Leaders of 16 major greenhouse gas emitters agreed Wednesday that they will strive to ensure ''deep cuts'' in global emissions to address climate change, but stopped short of specifying a target such as halving global emissions by 2050.

Developing economies of the Major Economies Meeting on Energy Security and Climate Change, or MEM, agreed to curb an increase in future emissions, while developed economies showed willingness to set national emissions reduction targets for 2020 or 2030, the leaders said in a declaration issued after a one-day meeting in Toyako, Hokkaido.

''We urge that serious consideration be given in particular to ambitious IPCC (Intergovernmental Panel on Climate Change) scenarios,'' the declaration said.

''The developed major economies will implement, consistent with international obligations, economy-wide mid-term goals and take corresponding actions in order to achieve absolute emission reductions,'' the declaration said.

''The developing major economies will pursue, in the context of sustainable development, nationally appropriate mitigation actions, supported and enabled by technology, financing and capacity-building, with a view to achieving a deviation from business as usual emissions,'' it said.

The meeting of the U.S.-initiated MEM was held on the sidelines of the three-day summit of the Group of Eight countries through Wednesday. The G-8 groups Britain, Canada, France, Germany, Italy, Japan, Russia and the United States.
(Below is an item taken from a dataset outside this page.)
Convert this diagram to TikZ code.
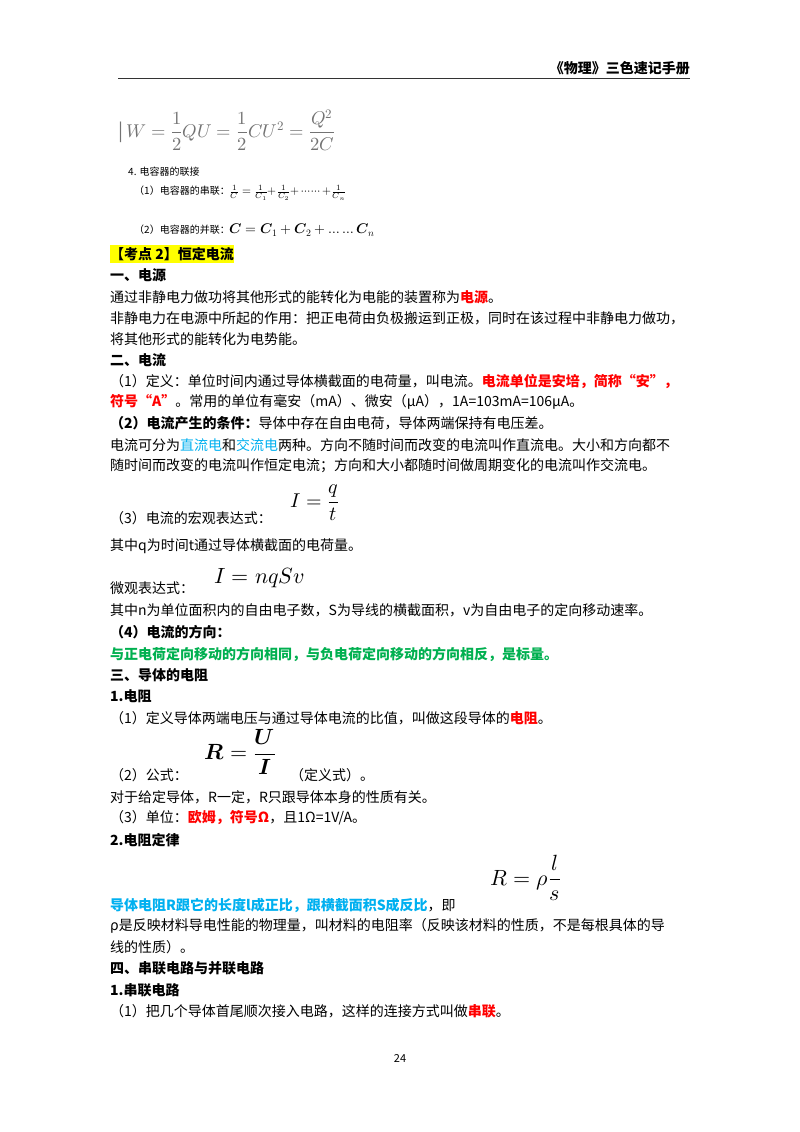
\documentclass[tikz,border=0pt]{standalone}
\usepackage{amsmath}
\usepackage{unicode-math}
\setmainfont{Noto Sans CJK SC}
\setmathfont{Latin Modern Math}
\definecolor{kred}{HTML}{FF0000}
\definecolor{kblue}{HTML}{00B0F0}
\definecolor{kgreen}{HTML}{00B050}
\definecolor{kyel}{HTML}{FFFF00}
\begin{document}
\begin{tikzpicture}[x=1pt,y=-1pt,
  t/.style={anchor=west,inner sep=0pt,font=\fontsize{14}{16}\selectfont},
  h/.style={t,font=\fontsize{14}{16}\selectfont\bfseries},
  sm/.style={anchor=west,inner sep=0pt,font=\fontsize{10}{12}\selectfont},
  fm/.style={anchor=west,inner sep=0pt}]
\useasboundingbox[fill=white] (0,0) rectangle (800,1132);
\node[anchor=east,inner sep=0pt,font=\fontsize{14}{16}\selectfont\bfseries] (hd) at (690,68) {《物理》三色速记手册};
\draw[line width=0.8pt,black!80] (118,78) -- (690,78);
\node[fm,text=black!55,font=\fontsize{18.5}{22}\selectfont] (w) at (118,130) {$\mathit{|}\,W=\dfrac{1}{2}QU=\dfrac{1}{2}CU^2=\dfrac{Q^2}{2C}$};
\node[sm] (s4) at (128,172) {4. 电容器的联接};
\node[sm] (s1) at (134,193) {（1）电容器的串联：\fontsize{11.5}{13}\selectfont$\frac{1}{C}=\frac{1}{C_1}{+}\frac{1}{C_2}{+}\cdots\cdots{+}\frac{1}{C_n}$};
\node[sm] (s2) at (134,230) {（2）电容器的并联：\fontsize{14}{16}\selectfont$\symbfit{C}=\symbfit{C}_1+\symbfit{C}_2+\ldots\ldots \symbfit{C}_n$};
\node[h,fill=kyel,inner ysep=2pt] (k2) at (110,254) {【考点 2】恒定电流};
\node[h] (a1) at (110,275) {一、电源};
\node[t] (l1) at (110,297) {通过非静电力做功将其他形式的能转化为电能的装置称为{\color{kred}\bfseries 电源}。};
\node[t] (l2) at (110,318) {非静电力在电源中所起的作用：把正电荷由负极搬运到正极，同时在该过程中非静电力做功，};
\node[t] (l3) at (110,339) {将其他形式的能转化为电势能。};
\node[h] (a2) at (110,360) {二、电流};
\node[t] (l4) at (110,381) {（1）定义：单位时间内通过导体横截面的电荷量，叫电流。{\color{kred}\bfseries 电流单位是安培，简称“安”，}};
\node[t] (l5) at (110,402) {{\color{kred}\bfseries 符号“A”}。常用的单位有毫安（mA）、微安（μA），1A=103mA=106μA。};
\node[t] (l6) at (110,423) {{\bfseries（2）电流产生的条件：}导体中存在自由电荷，导体两端保持有电压差。};
\node[t] (l7) at (110,445) {电流可分为{\color{kblue}直流电}和{\color{kblue}交流电}两种。方向不随时间而改变的电流叫作直流电。大小和方向都不};
\node[t] (l8) at (110,466) {随时间而改变的电流叫作恒定电流；方向和大小都随时间做周期变化的电流叫作交流电。};
\node[t] (l9) at (110,518) {（3）电流的宏观表达式：};
\node[fm,font=\fontsize{20}{24}\selectfont] (f1) at (290,503) {$I=\dfrac{q}{t}$};
\node[t] (l10) at (110,546) {其中q为时间t通过导体横截面的电荷量。};
\node[t] (l11) at (110,588) {微观表达式：};
\node[fm,font=\fontsize{22}{26}\selectfont] (f2) at (214,578) {$I=nqSv$};
\node[t] (l12) at (110,610) {其中n为单位面积内的自由电子数，S为导线的横截面积，v为自由电子的定向移动速率。};
\node[h] (l13) at (110,632) {（4）电流的方向：};
\node[h,text=kgreen] (l14) at (110,654) {与正电荷定向移动的方向相同，与负电荷定向移动的方向相反，是标量。};
\node[h] (a3) at (110,675) {三、导体的电阻};
\node[h] (b1) at (110,696) {1.电阻};
\node[t] (l15) at (110,718) {（1）定义导体两端电压与通过导体电流的比值，叫做这段导体的{\color{kred}\bfseries 电阻}。};
\node[t] (l16) at (110,775) {（2）公式：};
\node[fm,font=\fontsize{22}{26}\selectfont] (f3) at (204,752) {$\symbfit{R}=\dfrac{\symbfit{U}}{\symbfit{I}}$};
\node[t] (l16b) at (290,775) {（定义式）。};
\node[t] (l17) at (110,797) {对于给定导体，R一定，R只跟导体本身的性质有关。};
\node[t] (l18) at (110,818) {（3）单位：{\color{kred}\bfseries 欧姆，符号Ω}，且1Ω=1V/A。};
\node[h] (b2) at (110,840) {2.电阻定律};
\node[fm,font=\fontsize{22}{26}\selectfont] (f4) at (490,878) {$R=\rho\dfrac{l}{s}$};
\node[t] (l19) at (110,905) {{\color{kblue}\bfseries 导体电阻R跟它的长度l成正比，跟横截面积S成反比}，即};
\node[t] (l20) at (110,926) {ρ是反映材料导电性能的物理量，叫材料的电阻率（反映该材料的性质，不是每根具体的导};
\node[t] (l21) at (110,947) {线的性质）。};
\node[h] (a4) at (110,968) {四、串联电路与并联电路};
\node[h] (b3) at (110,990) {1.串联电路};
\node[t] (l22) at (110,1011) {（1）把几个导体首尾顺次接入电路，这样的连接方式叫做{\color{kred}\bfseries 串联}。};
\node[inner sep=0pt,font=\fontsize{11}{13}\selectfont] (pg) at (400,1058) {24};
\end{tikzpicture}
\end{document}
The MEM gathering came a day after leaders of five major emerging economies urged developed countries to ''take the lead'' in reducing emissions, calling for 80-95 percent cuts from 1990 levels by 2050.

The leaders of Brazil, China, India, Mexico and South Africa, known as the Group of Five countries for their growing clout in the world economy, also requested that industrial countries slash emissions by 25-40 percent below 1990 levels by 2020.

''It is essential that developed countries take the lead in achieving ambitious and absolute greenhouse gas emissions reductions in accordance with their quantified emission targets under the Kyoto Protocol after 2012,'' the G-5 leaders said in a political declaration issued after a meeting in Sapporo.

MEM involves the G-8 countries and the G-5 members plus Australia, Indonesia and South Korea, which together account for about 80 percent of the world's emissions of carbon dioxide and other greenhouse gases thought to cause global warming.

The European Union participates in both the G-8 and MEM processes.